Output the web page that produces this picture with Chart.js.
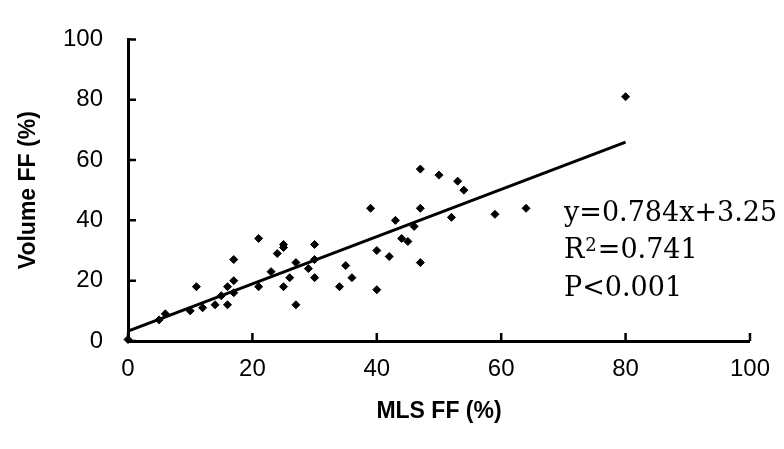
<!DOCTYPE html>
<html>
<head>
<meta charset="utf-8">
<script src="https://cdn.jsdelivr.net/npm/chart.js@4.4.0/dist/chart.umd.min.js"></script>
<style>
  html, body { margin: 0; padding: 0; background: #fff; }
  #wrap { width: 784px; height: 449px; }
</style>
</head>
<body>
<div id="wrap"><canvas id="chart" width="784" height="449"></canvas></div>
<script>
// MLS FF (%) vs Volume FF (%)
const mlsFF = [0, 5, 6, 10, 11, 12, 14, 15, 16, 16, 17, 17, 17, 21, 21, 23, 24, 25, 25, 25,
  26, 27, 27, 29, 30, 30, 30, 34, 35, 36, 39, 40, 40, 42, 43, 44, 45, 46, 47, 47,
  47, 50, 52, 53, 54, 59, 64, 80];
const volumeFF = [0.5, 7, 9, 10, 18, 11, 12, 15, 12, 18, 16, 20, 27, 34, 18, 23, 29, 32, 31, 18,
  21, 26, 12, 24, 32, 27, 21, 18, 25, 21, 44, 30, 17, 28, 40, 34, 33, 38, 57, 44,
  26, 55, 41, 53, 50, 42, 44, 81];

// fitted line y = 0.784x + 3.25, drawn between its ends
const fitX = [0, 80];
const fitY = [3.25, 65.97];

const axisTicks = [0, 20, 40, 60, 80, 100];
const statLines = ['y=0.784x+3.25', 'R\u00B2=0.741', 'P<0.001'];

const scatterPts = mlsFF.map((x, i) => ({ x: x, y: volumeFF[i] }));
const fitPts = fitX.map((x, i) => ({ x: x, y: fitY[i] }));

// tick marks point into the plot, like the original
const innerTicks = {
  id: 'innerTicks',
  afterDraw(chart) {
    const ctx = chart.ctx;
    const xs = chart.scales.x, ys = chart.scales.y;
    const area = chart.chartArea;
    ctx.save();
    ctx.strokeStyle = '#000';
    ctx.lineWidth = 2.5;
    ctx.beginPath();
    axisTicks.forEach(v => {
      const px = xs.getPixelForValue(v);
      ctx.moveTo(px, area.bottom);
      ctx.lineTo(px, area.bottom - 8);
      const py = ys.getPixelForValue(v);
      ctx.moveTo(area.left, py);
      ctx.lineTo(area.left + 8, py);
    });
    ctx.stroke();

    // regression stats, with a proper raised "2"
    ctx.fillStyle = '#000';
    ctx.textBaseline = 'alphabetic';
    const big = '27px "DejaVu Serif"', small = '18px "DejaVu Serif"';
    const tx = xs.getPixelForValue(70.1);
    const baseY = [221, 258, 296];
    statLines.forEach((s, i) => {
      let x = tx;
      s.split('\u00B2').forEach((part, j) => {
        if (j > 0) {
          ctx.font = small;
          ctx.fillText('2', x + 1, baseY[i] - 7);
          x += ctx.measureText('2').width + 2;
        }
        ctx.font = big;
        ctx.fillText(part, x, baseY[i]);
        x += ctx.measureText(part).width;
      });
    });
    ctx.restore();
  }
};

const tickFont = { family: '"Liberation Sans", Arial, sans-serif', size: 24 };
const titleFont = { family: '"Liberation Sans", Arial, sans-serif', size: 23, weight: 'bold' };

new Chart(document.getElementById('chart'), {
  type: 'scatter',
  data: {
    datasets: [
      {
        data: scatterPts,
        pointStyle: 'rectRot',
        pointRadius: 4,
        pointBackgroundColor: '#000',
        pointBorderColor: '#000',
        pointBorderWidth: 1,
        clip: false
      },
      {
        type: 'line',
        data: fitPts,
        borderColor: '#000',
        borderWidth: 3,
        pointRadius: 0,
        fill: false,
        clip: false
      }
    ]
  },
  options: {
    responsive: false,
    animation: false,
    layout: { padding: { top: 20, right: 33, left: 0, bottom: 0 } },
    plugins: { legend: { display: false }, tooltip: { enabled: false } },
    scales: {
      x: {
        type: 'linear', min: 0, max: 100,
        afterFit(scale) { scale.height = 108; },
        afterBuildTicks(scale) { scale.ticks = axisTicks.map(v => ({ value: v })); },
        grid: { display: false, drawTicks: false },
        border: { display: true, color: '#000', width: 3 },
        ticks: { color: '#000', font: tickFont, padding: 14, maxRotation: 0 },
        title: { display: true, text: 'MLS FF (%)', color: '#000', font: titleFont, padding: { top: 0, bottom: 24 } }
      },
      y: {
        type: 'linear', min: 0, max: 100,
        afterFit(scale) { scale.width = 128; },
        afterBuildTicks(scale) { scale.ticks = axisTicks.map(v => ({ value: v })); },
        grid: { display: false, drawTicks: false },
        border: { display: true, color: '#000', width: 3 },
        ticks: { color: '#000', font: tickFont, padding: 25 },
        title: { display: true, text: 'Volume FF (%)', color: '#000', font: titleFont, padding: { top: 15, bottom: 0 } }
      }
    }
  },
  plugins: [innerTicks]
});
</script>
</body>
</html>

---+---

■ The problem
Output exactly the span of lines from the top of the listing through the line holding "ctx.stroke();", and leave every picture out.

■ Answer to the problem
Output the web page that produces this picture with Chart.js.
<!DOCTYPE html>
<html>
<head>
<meta charset="utf-8">
<script src="https://cdn.jsdelivr.net/npm/chart.js@4.4.0/dist/chart.umd.min.js"></script>
<style>
  html, body { margin: 0; padding: 0; background: #fff; }
  #wrap { width: 784px; height: 449px; }
</style>
</head>
<body>
<div id="wrap"><canvas id="chart" width="784" height="449"></canvas></div>
<script>
// MLS FF (%) vs Volume FF (%)
const mlsFF = [0, 5, 6, 10, 11, 12, 14, 15, 16, 16, 17, 17, 17, 21, 21, 23, 24, 25, 25, 25,
  26, 27, 27, 29, 30, 30, 30, 34, 35, 36, 39, 40, 40, 42, 43, 44, 45, 46, 47, 47,
  47, 50, 52, 53, 54, 59, 64, 80];
const volumeFF = [0.5, 7, 9, 10, 18, 11, 12, 15, 12, 18, 16, 20, 27, 34, 18, 23, 29, 32, 31, 18,
  21, 26, 12, 24, 32, 27, 21, 18, 25, 21, 44, 30, 17, 28, 40, 34, 33, 38, 57, 44,
  26, 55, 41, 53, 50, 42, 44, 81];

// fitted line y = 0.784x + 3.25, drawn between its ends
const fitX = [0, 80];
const fitY = [3.25, 65.97];

const axisTicks = [0, 20, 40, 60, 80, 100];
const statLines = ['y=0.784x+3.25', 'R\u00B2=0.741', 'P<0.001'];

const scatterPts = mlsFF.map((x, i) => ({ x: x, y: volumeFF[i] }));
const fitPts = fitX.map((x, i) => ({ x: x, y: fitY[i] }));

// tick marks point into the plot, like the original
const innerTicks = {
  id: 'innerTicks',
  afterDraw(chart) {
    const ctx = chart.ctx;
    const xs = chart.scales.x, ys = chart.scales.y;
    const area = chart.chartArea;
    ctx.save();
    ctx.strokeStyle = '#000';
    ctx.lineWidth = 2.5;
    ctx.beginPath();
    axisTicks.forEach(v => {
      const px = xs.getPixelForValue(v);
      ctx.moveTo(px, area.bottom);
      ctx.lineTo(px, area.bottom - 8);
      const py = ys.getPixelForValue(v);
      ctx.moveTo(area.left, py);
      ctx.lineTo(area.left + 8, py);
    });
    ctx.stroke();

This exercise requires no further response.